General information
- Type: Shipborne reconnaissance / torpedo floatplane
- National origin: France
- Manufacturer: Gourdou-Leseurre
- Number built: 1x GL-820 HY 1 x GL-821 HY 1 x GL-821 HY 02

History
- First flight: GL-820 HY 10 May 1935 GL-821 HY 28 January 1936 GL-821 HY 02 5 October 1937

= Gourdou-Leseurre GL-820 HY =

1930s French floatplane

The Gourdou-Leseurre GL-820 HY family of four-seat single-engined floatplanes were designed and built in France during the latter half of the 1930s by Gourdou-Leseurre. The GL-820 HY and GL-821 HY 02 were shipborne reconnaissance / observation aircraft, while the sole GL-821 HY was built as a torpedo carrier.
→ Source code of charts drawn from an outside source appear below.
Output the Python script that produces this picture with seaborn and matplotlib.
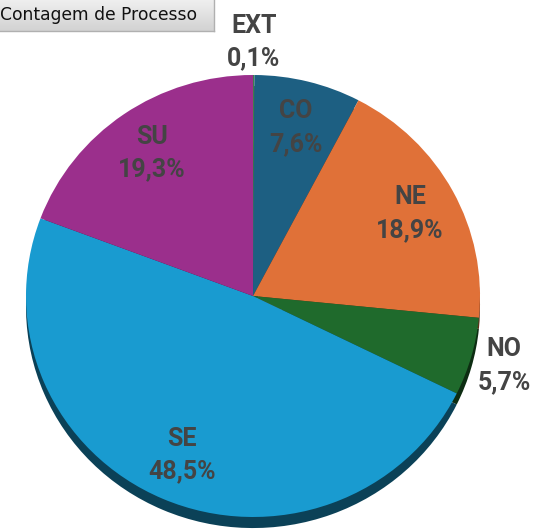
import numpy as np
import matplotlib
matplotlib.use("Agg")
import matplotlib.pyplot as plt
import seaborn as sns

# ---- data ----
regions = ["EXT", "CO", "NE", "NO", "SE", "SU"]
shares = [0.1, 7.6, 18.9, 5.7, 48.5, 19.3]
pct_labels = ["0,1%", "7,6%", "18,9%", "5,7%", "48,5%", "19,3%"]
outside = [True, False, False, True, False, False]
colors = ["#3f7d4c", "#1d5f82", "#e07138", "#1f6a2c", "#199bd0", "#9b2f8c"]
title = "Contagem de Processo"

sns.set_theme(style="white")
plt.rcParams['font.family'] = ['Roboto', 'DejaVu Sans']

W, H = 533, 530
fig = plt.figure(figsize=(W / 100, H / 100), dpi=100)
ax = fig.add_axes([0, 0, 1, 1])

cx, cy, rx, ry = 253, 296, 227, 221

def shade(c, f=0.42):
    r, g, b = matplotlib.colors.to_rgb(c)
    return (r * f, g * f, b * f)

off = 0.05
ax.pie(shares, colors=[shade(c) for c in colors], startangle=90, counterclock=False,
       radius=1, center=(0, -off), wedgeprops=dict(linewidth=0), normalize=True)
wedges, _ = ax.pie(shares, colors=colors, startangle=90, counterclock=False,
                   radius=1, center=(0, 0), wedgeprops=dict(linewidth=0), normalize=True)

ax.set_aspect('auto')
ax.set_xlim((0 - cx) / rx, (W - cx) / rx)
ax.set_ylim(-(H - cy) / ry, cy / ry)
ax.axis('off')

for w, name, pl, out in zip(wedges, regions, pct_labels, outside):
    ang = np.deg2rad((w.theta1 + w.theta2) / 2)
    r = 1.15 if out else 0.785
    ax.text(r * np.cos(ang), r * np.sin(ang), f"{name}\n{pl}", ha='center', va='center',
            fontsize=18, fontweight='bold', color='#444444', linespacing=1.45)

# title box with gradient
bax = fig.add_axes([0, (H - 31) / H, 214 / W, 31 / H])
grad = np.linspace(0, 1, 50).reshape(-1, 1)
bax.imshow(grad, aspect='auto', cmap=matplotlib.colors.LinearSegmentedColormap.from_list(
    'g', ['#efefef', '#d2d2d2']), extent=[0, 1, 0, 1])
bax.set_xlim(0, 1)
bax.set_ylim(0, 1)
bax.set_xticks([])
bax.set_yticks([])
for s in ['left', 'top']:
    bax.spines[s].set_visible(False)
for s in ['right', 'bottom']:
    bax.spines[s].set_color('#b0b0b0')
    bax.spines[s].set_linewidth(1)
fig.text(0.5 / W, (H - 15) / H, title, ha='left', va='center', fontsize=12.3,
         color='#111111', family=['DejaVu Sans'])

fig.savefig("out.png", dpi=100)
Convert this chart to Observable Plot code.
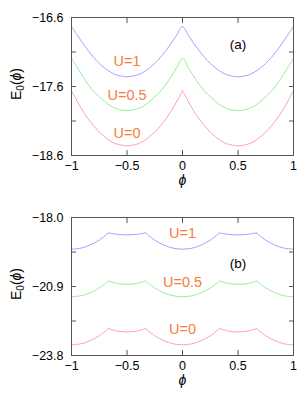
<!DOCTYPE html>
<html><head><meta charset="utf-8">
<script src="https://cdn.jsdelivr.net/npm/d3@7"></script>
<script src="https://cdn.jsdelivr.net/npm/@observablehq/plot@0.6"></script>
<style>body{margin:0;background:#fff} #c svg{display:block}</style>
</head><body><div id="c"></div>
<script>
// ---------- data: panel (a) ----------
const phiA = [-1,-0.95,-0.9,-0.85,-0.8,-0.75,-0.7,-0.65,-0.6,-0.55,-0.5,-0.45,-0.4,-0.35,-0.3,-0.25,-0.2,-0.15,-0.1,-0.05,0,
  0.05,0.1,0.15,0.2,0.25,0.3,0.35,0.4,0.45,0.5,0.55,0.6,0.65,0.7,0.75,0.8,0.85,0.9,0.95,1];
const aU0 = [-17.66,-17.81,-17.95,-18.07,-18.17,-18.26,-18.33,-18.39,-18.43,-18.45,-18.46,
  -18.45,-18.43,-18.39,-18.33,-18.26,-18.17,-18.07,-17.95,-17.81,-17.66,
  -17.81,-17.95,-18.07,-18.17,-18.26,-18.33,-18.39,-18.43,-18.45,-18.46,
  -18.45,-18.43,-18.39,-18.33,-18.26,-18.17,-18.07,-17.95,-17.81,-17.66];
const aU05 = [-17.19,-17.32,-17.45,-17.57,-17.67,-17.75,-17.82,-17.88,-17.92,-17.94,-17.95,
  -17.94,-17.92,-17.88,-17.82,-17.75,-17.67,-17.57,-17.45,-17.32,-17.19,
  -17.32,-17.45,-17.57,-17.67,-17.75,-17.82,-17.88,-17.92,-17.94,-17.95,
  -17.94,-17.92,-17.88,-17.82,-17.75,-17.67,-17.57,-17.45,-17.32,-17.19];
const aU1 = [-16.73,-16.85,-16.97,-17.08,-17.18,-17.265,-17.335,-17.39,-17.43,-17.45,-17.46,
  -17.45,-17.43,-17.39,-17.335,-17.265,-17.18,-17.08,-16.97,-16.85,-16.73,
  -16.85,-16.97,-17.08,-17.18,-17.265,-17.335,-17.39,-17.43,-17.45,-17.46,
  -17.45,-17.43,-17.39,-17.335,-17.265,-17.18,-17.08,-16.97,-16.85,-16.73];
const cuspsA_U0 = [0];
const yTicksA = [-16.6, -17.6, -18.6];
const yMinorA = [-17.1, -18.1];
const labelTextA = ["U=1", "U=0.5", "U=0"];
const labelXA = [-0.5, -0.5, -0.5];
const labelYA = [-17.24, -17.73, -18.28];
const tagA = {text: "(a)", x: 0.5, y: -16.99};

// ---------- data: panel (b) ----------
const phiB = [-1,-0.9167,-0.8333,-0.75,-0.6667,-0.5833,-0.5,-0.4167,-0.3333,-0.25,-0.1667,-0.0833,0,
  0.0833,0.1667,0.25,0.3333,0.4167,0.5,0.5833,0.6667,0.75,0.8333,0.9167,1];
const bU1 = [-19.33,-19.29,-19.16,-18.95,-18.65,-18.71,-18.73,-18.71,-18.65,-18.95,-19.16,-19.29,-19.33,
  -19.29,-19.16,-18.95,-18.65,-18.71,-18.73,-18.71,-18.65,-18.95,-19.16,-19.29,-19.33];
const bU05 = [-21.33,-21.29,-21.165,-20.96,-20.67,-20.775,-20.81,-20.775,-20.67,-20.96,-21.165,-21.29,-21.33,
  -21.29,-21.165,-20.96,-20.67,-20.775,-20.81,-20.775,-20.67,-20.96,-21.165,-21.29,-21.33];
const bU0 = [-23.35,-23.31,-23.18,-22.97,-22.67,-22.775,-22.81,-22.775,-22.67,-22.97,-23.18,-23.31,-23.35,
  -23.31,-23.18,-22.97,-22.67,-22.775,-22.81,-22.775,-22.67,-22.97,-23.18,-23.31,-23.35];
const cuspsB = [-0.6667, -0.3333, 0.3333, 0.6667];
const yTicksB = [-18.0, -20.9, -23.8];
const yMinorB = [-19.45, -22.35];
const labelTextB = ["U=1", "U=0.5", "U=0"];
const labelXB = [0, 0, 0];
const labelYB = [-18.68, -20.74, -22.70];
const tagB = {text: "(b)", x: 0.5, y: -19.95};

const xTicks = [-1, -0.5, 0, 0.5, 1];
const colU1 = "#a3a3ff", colU05 = "#96ef96", colU0 = "#ffa3a3", colLab = "#f57d3d";

function rows(phi, vals, cusps, key) {
  const out = []; let seg = 0;
  phi.forEach((p, i) => {
    out.push({phi: p, E: vals[i], seg: key + seg});
    if (i > 0 && i < phi.length - 1 && cusps.some(c => Math.abs(c - p) < 1e-3)) {
      seg++;
      out.push({phi: p, E: vals[i], seg: key + seg});
    }
  });
  return out;
}

function panel(o) {
  const labels = o.labelText.map((t, i) => ({t, x: o.labelX[i], y: o.labelY[i]}));
  const fmtX = d3.format("");
  const svg = Plot.plot({
    width: 308, height: 200,
    marginTop: 17, marginBottom: 45, marginLeft: 71, marginRight: 15,
    style: {fontFamily: "'Liberation Sans', Arial, sans-serif", fontSize: "12px", color: "#000", background: "#fff"},
    x: {domain: [-1, 1]},
    y: {domain: o.ydomain},
    marks: [
      Plot.line(o.series[0], {x: "phi", y: "E", z: "seg", stroke: colU0, strokeWidth: 1, curve: "catmull-rom"}),
      Plot.line(o.series[1], {x: "phi", y: "E", z: "seg", stroke: colU05, strokeWidth: 1, curve: "catmull-rom"}),
      Plot.line(o.series[2], {x: "phi", y: "E", z: "seg", stroke: colU1, strokeWidth: 1, curve: "catmull-rom"}),
      Plot.frame({stroke: "#555"}),
      Plot.axisX({ticks: xTicks, tickSize: -5, tickPadding: 11, tickFormat: fmtX, label: null, stroke: "#555", fontSize: 12.5}),
      Plot.axisX({anchor: "top", ticks: xTicks, tickSize: -5, tickFormat: () => "", label: null, stroke: "#555"}),
      Plot.axisY({ticks: o.yTicks, tickSize: -5, tickPadding: 13, tickFormat: d3.format(".1f"), label: null, stroke: "#555", fontSize: 12.5}),
      Plot.axisY({ticks: o.yMinor, tickSize: -5, tickFormat: () => "", label: null, stroke: "#555"}),
      Plot.axisY({anchor: "right", ticks: [...o.yTicks, ...o.yMinor], tickSize: -5, tickFormat: () => "", label: null, stroke: "#555"}),
      Plot.text(labels, {x: "x", y: "y", text: "t", fill: colLab, fontSize: 14.5}),
      Plot.text([o.tag], {x: "x", y: "y", text: "text", fill: "#000", fontSize: 13.5}),
      Plot.text(["ϕ"], {text: d => d, frameAnchor: "bottom", dy: 29.5, fontSize: 14, fontStyle: "italic"})
    ]
  });
  const t = d3.select(svg).append("text")
    .attr("transform", `translate(17,${17 + (200 - 17 - 45) / 2 - 2}) rotate(-90)`)
    .attr("text-anchor", "middle").attr("dominant-baseline", "middle")
    .attr("font-size", 14).attr("fill", "#000")
    .attr("font-family", "'Liberation Sans', Arial, sans-serif");
  t.append("tspan").text("E");
  t.append("tspan").attr("font-size", 10).attr("dy", 4).text("0");
  t.append("tspan").attr("dy", -4).text("(");
  t.append("tspan").attr("font-style", "italic").text("ϕ");
  t.append("tspan").text(")");
  return svg;
}

const c = document.getElementById("c");
c.appendChild(panel({
  ydomain: [-18.6, -16.6], yTicks: yTicksA, yMinor: yMinorA,
  series: [rows(phiA, aU0, cuspsA_U0, "u0"), rows(phiA, aU05, [], "u05"), rows(phiA, aU1, [], "u1")],
  labelText: labelTextA, labelX: labelXA, labelY: labelYA, tag: tagA
}));
c.appendChild(panel({
  ydomain: [-23.8, -18.0], yTicks: yTicksB, yMinor: yMinorB,
  series: [rows(phiB, bU0, cuspsB, "u0"), rows(phiB, bU05, cuspsB, "u05"), rows(phiB, bU1, cuspsB, "u1")],
  labelText: labelTextB, labelX: labelXB, labelY: labelYB, tag: tagB
}));
</script>
</body></html>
==Design and development==
The Gl-820 and GL-821 were low-wing monoplane floatplanes with four tandem open cockpits, (the Cockpits on the GL-821 HY 02 were enclosed). The wings, tailplanes and floats were all supported by a system of streamlined struts.

==Variants==
- GL-820 HY
  The initial reconnaissance aircraft prototype, powered by a 730 hp Hispano-Suiza 9Vb driving a two-bladed fixed-pitch wooden propeller.
- GL-821 HY
  The second aircraft built as a torpedo carrier, powered by a 750 hp Gnome & Rhône 9Kfr.
- GL-821 HY 02
  The third aircraft, powered by a 750 hp Gnome & Rhône 9Kfr driving a three-bladed metal propeller.